The magic of looking weekly is that problems show up while they are still small. If your rebooking rate slips for one week, that is a conversation. If you only check it at the end of the quarter, it is a crisis, and by then you have lost a season of revenue you are never getting back. Tracking weekly turns big scary problems into tiny boring ones you fix before they grow.

Keep it short and keep it the same

A good weekly meeting is short and follows the exact same agenda every time. Quick wins to start, a fast scan of the numbers, a look at the handful of bigger goals everyone is working toward, and then the real work, which is solving the most urgent issues on the list. That last part is where the time should go. Identify the problem, talk about the actual root of it, and decide who is going to do what by when. Then move to the next one.
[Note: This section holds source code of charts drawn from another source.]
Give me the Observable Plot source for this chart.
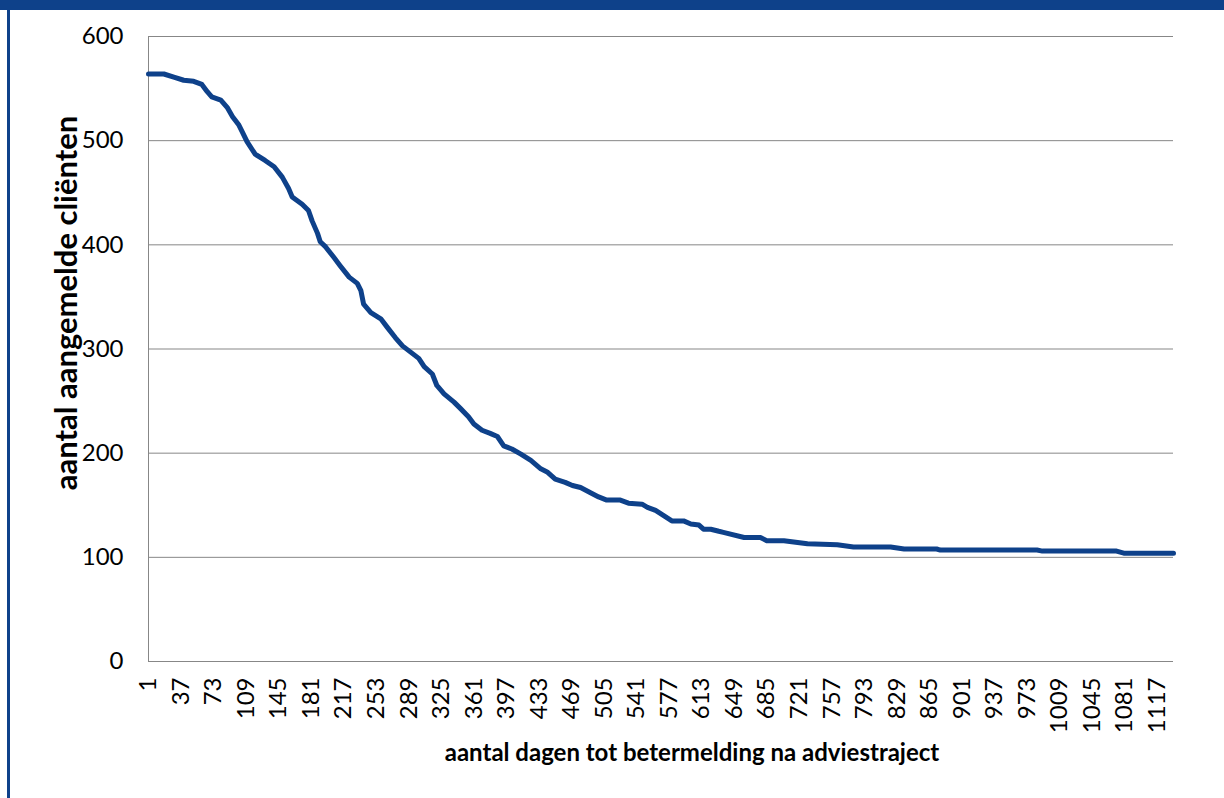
<!DOCTYPE html>
<html>
<head>
<meta charset="utf-8">
<script src="https://cdn.jsdelivr.net/npm/d3@7"></script>
<script src="https://cdn.jsdelivr.net/npm/@observablehq/plot@0.6"></script>
<style>
  html, body { margin: 0; padding: 0; background: #fff; }
  #wrap { position: relative; width: 1224px; height: 798px; overflow: hidden; background: #fff; }
  #topbar { position: absolute; left: 0; top: 0; width: 1224px; height: 10px; background: #0e418a; }
  #leftbar { position: absolute; left: 7px; top: 0; width: 3px; height: 798px; background: #0e418a; }
  #chart { position: absolute; left: 0; top: 0; }
</style>
</head>
<body>
<div id="wrap">
  <div id="chart"></div>
  <div id="topbar"></div>
  <div id="leftbar"></div>
</div>
<script>
// days since advice trajectory (category index) and number of registered clients still not recovered
const days = [1, 18, 29, 40, 51, 60, 66, 71, 81, 88, 94, 101, 105, 110, 119, 130, 140, 149, 156, 160,
  171, 178, 182, 188, 191, 197, 206, 213, 223, 232, 236, 239, 247, 258, 265, 274, 282, 291, 300, 306,
  315, 320, 328, 339, 346, 355, 361, 370, 379, 387, 394, 403, 413, 424, 435, 442, 451, 462, 470, 479,
  490, 499, 508, 523, 532, 547, 553, 562, 571, 580, 593, 601, 610, 615, 623, 632, 637, 660, 678, 685,
  704, 730, 763, 781, 822, 837, 873, 877, 984, 990, 1072, 1080, 1135];
const clients = [564, 564, 561, 558, 557, 554, 547, 542, 539, 532, 523, 515, 508, 499, 487, 481, 475, 465, 454, 446,
  439, 433, 423, 411, 403, 398, 388, 380, 369, 363, 356, 343, 335, 329, 321, 311, 303, 297, 291, 283,
  276, 265, 257, 249, 243, 235, 228, 222, 219, 216, 207, 204, 199, 193, 185, 182, 175, 172, 169, 167,
  162, 158, 155, 155, 152, 151, 148, 145, 140, 135, 135, 132, 131, 127, 127, 125, 124, 119, 119, 116,
  116, 113, 112, 110, 110, 108, 108, 107, 107, 106, 106, 104, 104];
const xTickLabels = [1, 37, 73, 109, 145, 181, 217, 253, 289, 325, 361, 397, 433, 469, 505, 541, 577, 613,
  649, 685, 721, 757, 793, 829, 865, 901, 937, 973, 1009, 1045, 1081, 1117];
const yTickLabels = [0, 100, 200, 300, 400, 500, 600];
const xTitle = "aantal dagen tot betermelding na adviestraject";
const yTitle = "aantal aangemelde cliënten";

const data = days.map((d, i) => ({day: d, n: clients[i]}));

const chart = Plot.plot({
  width: 1224,
  height: 798,
  marginLeft: 148,
  marginRight: 51,
  marginTop: 36,
  marginBottom: 137,
  style: {fontFamily: "Lato, 'Open Sans', sans-serif", fontSize: "24px", color: "#000", background: "transparent"},
  x: {domain: [1, 1135], ticks: xTickLabels, tickFormat: d => String(d), tickRotate: -90, tickSize: 0, tickPadding: 16, label: null},
  y: {domain: [0, 600], ticks: yTickLabels, tickSize: 0, tickPadding: 25, label: null},
  marks: [
    Plot.ruleY(yTickLabels, {stroke: "#878787", strokeWidth: 1}),
    Plot.ruleX([1], {stroke: "#878787", strokeWidth: 1}),
    Plot.lineY(data, {x: "day", y: "n", stroke: "#0e418a", strokeWidth: 5, strokeLinejoin: "round", strokeLinecap: "round"}),
    Plot.text([xTitle], {text: d => d, frameAnchor: "bottom", dx: 31, dy: 99, fontWeight: "bold", fontSize: 24, fill: "#000"}),
    Plot.text([yTitle], {text: d => d, frameAnchor: "left", textAnchor: "middle", rotate: -90, dx: -81, dy: -46, fontWeight: "bold", fontSize: 31, fill: "#000"})
  ]
});
document.getElementById("chart").appendChild(chart);
</script>
</body>
</html>
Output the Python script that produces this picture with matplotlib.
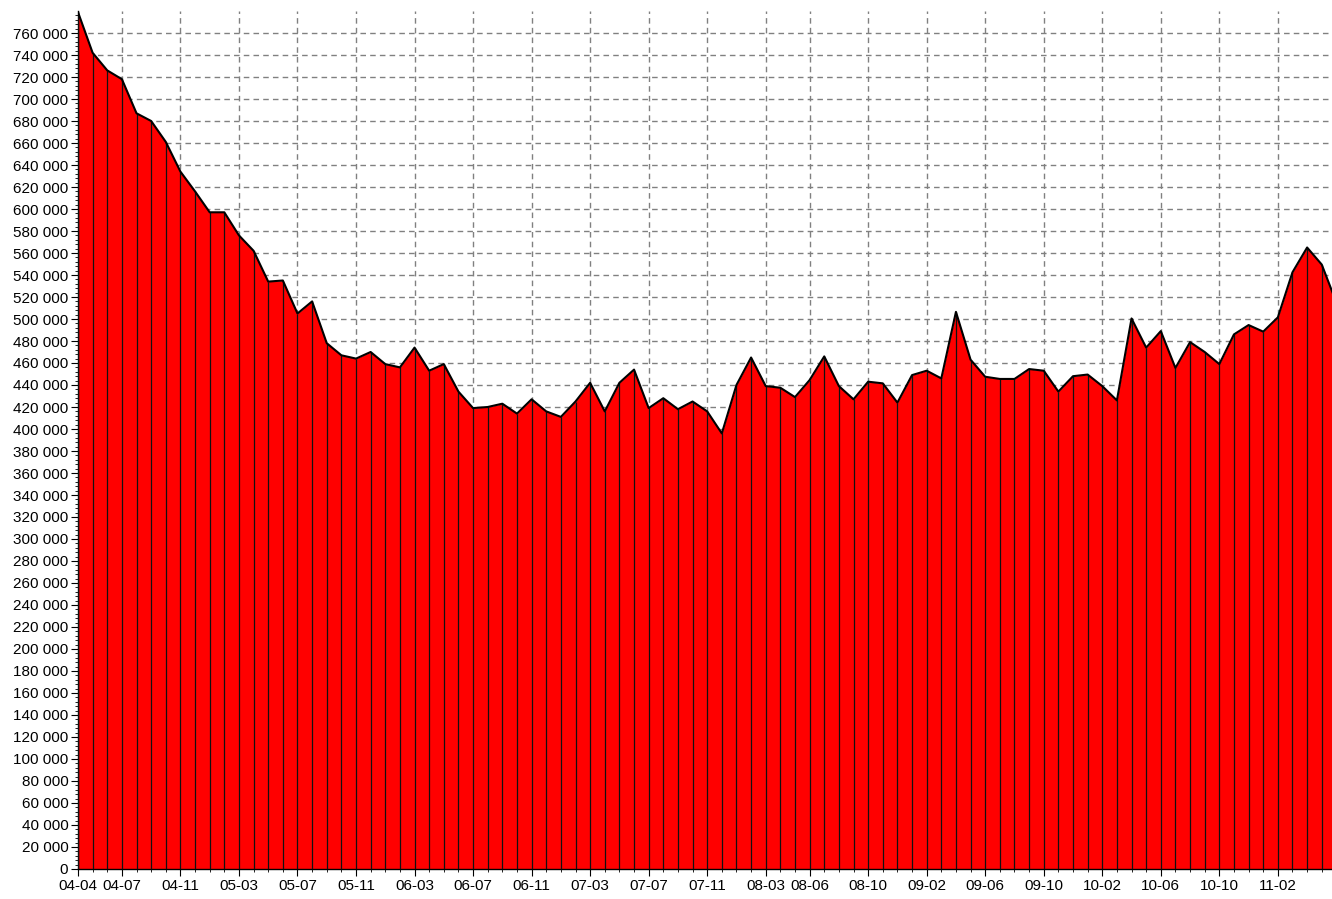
import numpy as np
import matplotlib
matplotlib.use("Agg")
import matplotlib.pyplot as plt
from matplotlib.ticker import MultipleLocator, FuncFormatter, FixedLocator

plt.rcParams['font.family'] = ['Liberation Sans', 'DejaVu Sans']

# monthly values, starting 2004-04
values = [779000, 742000, 726000, 718000, 687000, 680000, 661000, 634000, 616000, 597000,
          597000, 576000, 562000, 534000, 535000, 505000, 516000, 478000, 467000, 464000,
          470000, 459000, 456000, 474000, 453000, 459000, 434000, 419000, 420000, 423000,
          414000, 427000, 416000, 411000, 425000, 442000, 416000, 442000, 454000, 419000,
          428000, 418000, 425000, 416000, 396000, 440000, 465000, 439000, 437500, 429000,
          444500, 466000, 439000, 427000, 443000, 441500, 424000, 449000, 453000, 446000,
          506500, 463000, 447500, 445500, 445500, 454500, 453000, 434000, 448000, 449500,
          439000, 426000, 500500, 474000, 489000, 455500, 479000, 470000, 459000, 486000,
          494500, 488500, 501500, 542500, 565000, 549500, 515000]

months = [f"{(2004 + (3 + i) // 12) % 100:02d}-{(3 + i) % 12 + 1:02d}" for i in range(len(values))]

tick_labels = ["04-04", "04-07", "04-11", "05-03", "05-07", "05-11", "06-03", "06-07",
               "06-11", "07-03", "07-07", "07-11", "08-03", "08-06", "08-10", "09-02",
               "09-06", "09-10", "10-02", "10-06", "10-10", "11-02"]

x = np.arange(len(values))
tick_pos = [months.index(t) for t in tick_labels]

ytop = 779900
fig = plt.figure(figsize=(13.32, 8.99), dpi=100)
top_px = 869 - ytop * 836 / 760000
ax = fig.add_axes([78 / 1332, 1 - 869 / 899, 1 - 78 / 1332, (869 - top_px) / 899])

ax.fill_between(x, values, 0, color='#ff0000', zorder=2, linewidth=0)
ax.vlines(x, 0, values, color='#111111', linewidth=0.9, zorder=3)
ax.plot(x, values, color='black', linewidth=1.5, zorder=4)

ax.set_xlim(0, 85.7)
ax.set_ylim(0, ytop)

ax.yaxis.set_major_locator(MultipleLocator(20000))
ax.yaxis.set_minor_locator(MultipleLocator(4000))
ax.yaxis.set_major_formatter(FuncFormatter(lambda v, p: f"{int(v):,}".replace(",", " ")))

ax.xaxis.set_major_locator(FixedLocator(tick_pos))
ax.set_xticklabels(tick_labels)
ax.xaxis.set_minor_locator(MultipleLocator(1))

ax.tick_params(axis='both', which='major', direction='out', length=5, width=0.8,
               labelsize=11, colors='black', pad=2)
ax.tick_params(axis='both', which='minor', direction='out', length=2.5, width=0.6)

ax.set_axisbelow(True)
ax.grid(True, which='major', color='#808080', linestyle=(0, (4, 3)), linewidth=1)

for s in ['top', 'right']:
    ax.spines[s].set_visible(False)
ax.spines['left'].set_linewidth(1)
ax.spines['bottom'].set_linewidth(1)

fig.savefig("out.png", dpi=100)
The rule that makes it work is that every action item gets a name and a deadline attached. Not the team, not we should, not somebody. A person. When Sarah owns the retail display refresh by next Thursday, it gets done. When it belongs to everyone, it belongs to no one. Same length, same agenda, same time slot every week. The repetition is the point. People stop dreading it because they know exactly what to expect and they know it will end on time.

Why this drives retention

Here is the part owners miss. This meeting is not just an operations tool, it is a retention tool. Stylists are not leaving salons purely over money. They leave when they feel managed instead of developed, when they have no idea how they are doing, and when the place feels directionless. A weekly meeting that shows them the numbers, celebrates the wins, and gives them real ownership over solving problems does the opposite. It makes them feel seen, trusted, and part of building something.
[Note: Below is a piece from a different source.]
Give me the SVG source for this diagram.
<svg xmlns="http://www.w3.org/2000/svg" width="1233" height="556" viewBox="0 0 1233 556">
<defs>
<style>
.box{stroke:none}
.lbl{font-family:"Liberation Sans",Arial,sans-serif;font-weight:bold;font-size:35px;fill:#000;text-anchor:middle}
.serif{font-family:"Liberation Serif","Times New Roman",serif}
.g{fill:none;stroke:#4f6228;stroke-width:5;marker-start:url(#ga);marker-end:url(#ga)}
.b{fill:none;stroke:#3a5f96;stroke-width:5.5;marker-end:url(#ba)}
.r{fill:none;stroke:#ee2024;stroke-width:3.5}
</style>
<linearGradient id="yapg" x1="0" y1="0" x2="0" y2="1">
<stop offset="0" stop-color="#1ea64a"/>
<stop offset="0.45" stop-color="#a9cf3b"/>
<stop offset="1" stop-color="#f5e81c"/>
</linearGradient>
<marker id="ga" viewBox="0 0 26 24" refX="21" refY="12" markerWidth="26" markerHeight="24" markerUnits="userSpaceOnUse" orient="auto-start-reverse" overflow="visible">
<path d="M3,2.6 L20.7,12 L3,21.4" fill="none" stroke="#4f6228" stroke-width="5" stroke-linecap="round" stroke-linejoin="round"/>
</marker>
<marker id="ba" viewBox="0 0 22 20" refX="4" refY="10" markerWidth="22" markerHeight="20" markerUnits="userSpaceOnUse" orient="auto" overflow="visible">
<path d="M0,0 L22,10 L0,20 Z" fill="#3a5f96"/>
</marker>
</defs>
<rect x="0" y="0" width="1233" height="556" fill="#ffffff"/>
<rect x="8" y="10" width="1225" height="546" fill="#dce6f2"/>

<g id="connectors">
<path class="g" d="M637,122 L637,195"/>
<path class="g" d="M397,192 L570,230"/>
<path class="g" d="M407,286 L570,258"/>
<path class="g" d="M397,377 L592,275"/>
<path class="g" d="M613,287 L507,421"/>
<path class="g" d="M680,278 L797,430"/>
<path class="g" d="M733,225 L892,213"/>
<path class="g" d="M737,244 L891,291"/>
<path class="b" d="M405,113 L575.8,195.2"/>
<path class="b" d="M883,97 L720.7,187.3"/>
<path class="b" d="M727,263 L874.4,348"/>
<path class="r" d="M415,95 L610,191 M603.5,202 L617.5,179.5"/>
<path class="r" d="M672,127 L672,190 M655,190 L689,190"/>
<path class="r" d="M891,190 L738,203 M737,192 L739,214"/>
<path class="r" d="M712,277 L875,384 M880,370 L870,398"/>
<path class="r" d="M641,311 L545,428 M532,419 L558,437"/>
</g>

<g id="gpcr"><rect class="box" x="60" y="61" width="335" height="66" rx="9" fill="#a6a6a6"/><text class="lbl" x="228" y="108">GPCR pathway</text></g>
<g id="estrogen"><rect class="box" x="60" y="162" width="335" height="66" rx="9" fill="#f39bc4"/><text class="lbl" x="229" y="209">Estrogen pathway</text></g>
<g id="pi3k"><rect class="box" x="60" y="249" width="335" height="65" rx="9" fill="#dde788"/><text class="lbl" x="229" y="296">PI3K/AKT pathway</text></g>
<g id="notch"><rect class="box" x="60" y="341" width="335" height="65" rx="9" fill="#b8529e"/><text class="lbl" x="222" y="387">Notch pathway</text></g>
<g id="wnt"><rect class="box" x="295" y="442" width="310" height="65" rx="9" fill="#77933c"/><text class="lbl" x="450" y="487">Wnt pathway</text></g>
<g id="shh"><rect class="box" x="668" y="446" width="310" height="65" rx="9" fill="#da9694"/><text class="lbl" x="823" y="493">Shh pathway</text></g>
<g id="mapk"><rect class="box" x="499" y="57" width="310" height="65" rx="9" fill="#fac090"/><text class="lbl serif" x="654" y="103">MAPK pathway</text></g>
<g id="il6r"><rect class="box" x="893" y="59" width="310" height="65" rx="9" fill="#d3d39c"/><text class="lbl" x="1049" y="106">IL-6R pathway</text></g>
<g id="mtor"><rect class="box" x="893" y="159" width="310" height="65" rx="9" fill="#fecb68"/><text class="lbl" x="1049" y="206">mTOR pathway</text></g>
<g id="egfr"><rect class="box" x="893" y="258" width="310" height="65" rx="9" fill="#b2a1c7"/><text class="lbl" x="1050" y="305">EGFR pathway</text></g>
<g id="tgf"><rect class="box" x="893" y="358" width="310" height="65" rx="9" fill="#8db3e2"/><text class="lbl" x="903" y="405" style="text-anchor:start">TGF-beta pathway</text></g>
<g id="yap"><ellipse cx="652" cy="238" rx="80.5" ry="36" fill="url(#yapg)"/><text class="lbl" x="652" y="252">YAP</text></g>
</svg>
When you coach your team with actual data, the feedback stops feeling personal and starts feeling fair. Nobody can argue with their own rebooking number. The conversation shifts from you are not trying hard enough to here is what the number says, what do you think is going on, and how can we move it together. That is the kind of culture people stay for.

Start this week

You do not need software, a consultant, or a quarterly offsite to begin. Pick your handful of numbers, build a one page scorecard, lock a standing thirty to sixty minute slot, and run the same agenda every week. The first couple of meetings will feel clunky because everyone is used to the old aimless version. Push through it. Within a month it becomes the rhythm of the whole business.

Leadership and systems are quietly becoming the real advantage in this industry, more than any trend or product line. The owners who win the next few years are not the ones chasing the newest service. They are the ones running a tight ship where the team knows the numbers, owns the work, and actually wants to stay. It starts with one good meeting a week.